Spielbeugland (Toyland)

A much more focused take on childhood trauma comes in the form of Jochen Alexander Freydank’s Spielbeugland (Toyland; 14 min.), set in a German apartment building during World War II. A young boy who made friends with the Jewish boy in the next apartment is confused when he finds out that his friend’s family is about to be shipped away to the camps. As a way of explaining the unexplainable, his mother tells him that in fact they are going to a place called “Toyland”, unintentionally piquing his interest to go along. Freydank’s bleak and austere take on the story, taken mostly from the boy’s benignly uncomprehending point of view, brings a powerful honesty to what could have been a sentimental mess in the manner of The Boy in the Striped Pajamas.

Manon Sur Le Bitume (Manon on the Asphalt)

All the films in the program are in some sense haunted by death. The one possible exception to that rule is the one that is seemingly most about death. Elizabeth Marre and Olivier Pont’s Manon Sur Le Bitume (Manon on the Asphalt; 15 min.) is like a postcard flipbook of a beautiful Parisian life, viewed through the hazy mind’s eye of a traffic victim prone on the city street. The fresh-faced Manon spends the film surrounded by anxious onlookers while she imagines what her friends and family will do, think, and say, as a result of what she assumes is her impending death. As Manon muses in short, semi-theatrical vignettes, she sketches a warm cameo of each person, her way of saying goodbye. Accented by that lilting type of narration that only French filmmakers seem able to pull off, Marre and Pont’s film is simultaneously a hard-eyed look at tragic reality (life goes on without me) and one of the most romantic farewells ever filmed.

Auf Der Strecke (On the Line)

As grim in tone and look as Manon is bright and springlike, Reto Caffi’s Auf Der Strecke (On the Line; 30 min.) takes somewhat the opposite approach. Caffi’s take is not so much that life is a ephemeral thing mixed of equal parts tears and laughter, but that it’s overall a miserable enterprise, shot full of grey. In the film, a baggy-eyed and slouchy hulk of a department store security guard carries on a quiet and (he hopes) unnoticed crush on a girl who works in the bookshop. He makes sure to catch her eye on the evening train, and — in the classic manner of all 21st century romantics — watches her on the store security cameras. It’s a quiet and borderline-queasy experience, one that Caffi ratchets up considerably once the guard first is angered seeing his love on the train with a man he takes to be her suitor, and then makes a critically wrong decision once a fight breaks out.
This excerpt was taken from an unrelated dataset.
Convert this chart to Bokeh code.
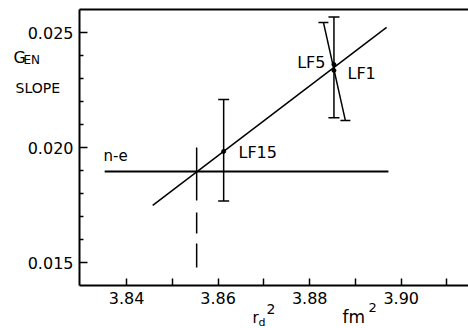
from bokeh.plotting import figure
from bokeh.models import Range1d, FixedTicker, PrintfTickFormatter, Label, LinearAxis
from bokeh.embed import file_html
from bokeh.resources import INLINE

# ---- data ----
fit_x = [3.8457, 3.8968]
fit_y = [0.01748, 0.02522]
ne_x = [3.8352, 3.8972]
ne_y = [0.01896, 0.01896]
cross_x = [3.8553, 3.8553]
cross_y = [0.0200, 0.01478]
pt_names = ["LF15", "LF1", "LF5"]
pt_x = [3.8612, 3.8853, 3.8853]
pt_y = [0.01983, 0.02335, 0.02361]
vbar_x = [3.8612, 3.8853]
vbar_lo = [0.01767, 0.02129]
vbar_hi = [0.02209, 0.02567]
slant_x = [3.8830, 3.8878]
slant_y = [0.02544, 0.02117]
xticks_major = [3.84, 3.86, 3.88, 3.90]
xticks_minor = [3.85, 3.87, 3.89, 3.91]
yticks_major = [0.015, 0.020, 0.025]
yticks_minor = [0.016, 0.017, 0.018, 0.019, 0.021, 0.022, 0.023, 0.024]

# axis box extents
X0, X1 = 3.8297, 3.9147
Y0, Y1 = 0.014, 0.026
FONT = "DejaVu Sans"

W, H = 468, 328
LEFT_PX, TOP_PX = 79, 9          # where the axis box corners sit on the canvas
SX = 389.0 / (X1 - X0)           # px per x unit
SY = 276.0 / (Y1 - Y0)           # px per y unit

def dx(px):
    return X0 + (px - LEFT_PX) / SX

def dy(py):
    return Y1 - (py - TOP_PX) / SY

p = figure(width=W, height=H, output_backend="svg", toolbar_location=None,
           x_range=Range1d(dx(0), dx(W)), y_range=Range1d(dy(H), dy(0)),
           min_border_left=0, min_border_right=0, min_border_top=0, min_border_bottom=0,
           x_axis_location=None, y_axis_location=None)
p.outline_line_color = None
p.grid.visible = False
p.background_fill_color = "white"
p.border_fill_color = "white"

def style_axis(ax):
    ax.axis_line_width = 2
    ax.axis_line_color = "black"
    ax.major_tick_out = 0
    ax.minor_tick_out = 0
    ax.major_tick_line_width = 1.5
    ax.minor_tick_line_width = 1.5
    ax.major_tick_line_color = "black"
    ax.minor_tick_line_color = "black"
    ax.major_label_text_font = FONT
    ax.major_label_text_font_size = "16px"
    ax.major_label_text_color = "black"
    ax.major_label_standoff = 6

xax = LinearAxis(ticker=FixedTicker(ticks=xticks_major, minor_ticks=xticks_minor),
                 formatter=PrintfTickFormatter(format="%.2f"),
                 fixed_location=Y0, bounds=(X0, X1))
style_axis(xax)
xax.major_tick_in = 7
xax.minor_tick_in = 7
p.add_layout(xax, "below")

yax = LinearAxis(ticker=FixedTicker(ticks=yticks_major, minor_ticks=yticks_minor),
                 formatter=PrintfTickFormatter(format="%.3f"),
                 fixed_location=X0, bounds=(Y0, Y1))
style_axis(yax)
yax.major_tick_in = 8
yax.minor_tick_in = 4
p.add_layout(yax, "left")

topax = LinearAxis(ticker=FixedTicker(ticks=[], minor_ticks=[]),
                   fixed_location=Y1, bounds=(X0, X1))
style_axis(topax)
topax.major_label_text_font_size = "0px"
p.add_layout(topax, "above")

# lines
p.line(fit_x, fit_y, line_color="black", line_width=1.5)
p.line(ne_x, ne_y, line_color="black", line_width=2)
p.line(cross_x, cross_y, line_color="black", line_width=1.5, line_dash="53 12 21 10 24")

# error bars
p.segment(x0=vbar_x, y0=vbar_lo, x1=vbar_x, y1=vbar_hi, line_color="black", line_width=1.5)
p.dash(x=vbar_x + vbar_x, y=vbar_lo + vbar_hi, size=11, line_color="black", line_width=1.5)
p.line(slant_x, slant_y, line_color="black", line_width=1.5)
p.dash(x=slant_x, y=slant_y, size=10, line_color="black", line_width=1.5)

# points
p.scatter(pt_x, pt_y, size=4, color="black")

def lab(text, px, base_py, size, align="left"):
    # base_py: wanted baseline in canvas px; small correction for rendered offset
    y = dy(base_py - 0.3 * size)
    p.add_layout(Label(x=dx(px), y=y, text=text, text_font=FONT,
                       text_font_size=f"{size}px", text_color="black",
                       text_align=align, text_baseline="alphabetic"))

lab(pt_names[0], 238, 157, 16)
lab(pt_names[1], 347, 78, 16)
lab(pt_names[2], 325, 67, 16, align="right")
lab("n-e", 103, 160, 15)
lab("G", 13, 62, 16)
lab("EN", 23, 63, 12)
lab("SLOPE", 15, 92, 14)
lab("r", 252, 322, 15)
lab("d", 258, 325, 11)
lab("2", 266, 313, 14)
lab("fm", 342, 322, 17)
lab("2", 368, 311, 13)

open("out.html", "w").write(file_html(p, INLINE))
The thorny and fluorescent-lit morality tale that follows is stripped clean of answers that soothe, or even resolve the question.

Grisen (The Pig)

An entirely different morality tale is Dorte Høgh’s Grisen (The Pig; 22 min.), which might be simpler in subject matter but seems in the end to hold just as much importance as the more morbid concerns of Toyland and On the Line. Asbjorn arrives at a hospital for a surgery. Left alone in a broad and bleak room, he has one thing that keeps him going through his dispiriting ordeal. Facing Asbjorn on the opposite wall is an odd painting of a smiling pig taking a free-spirited leap over a small pond; its expression tugs a smile out of the old man’s saggy, life-beaten face. Then, one day the painting is gone. When he finds out that it was taken down by the son of the man who just moved into the next bed, Asbjorn becomes infuriated and calls in his lawyer daughter.

The battle of wills over the fate of the painting is handled by Høgh in a refreshingly positive and honest manner, particularly in how the old mens’ offspring trade talking points without ever resolving much. Høgh’s film might be short in length but this wry fable holds more truth than most feature films on offer today.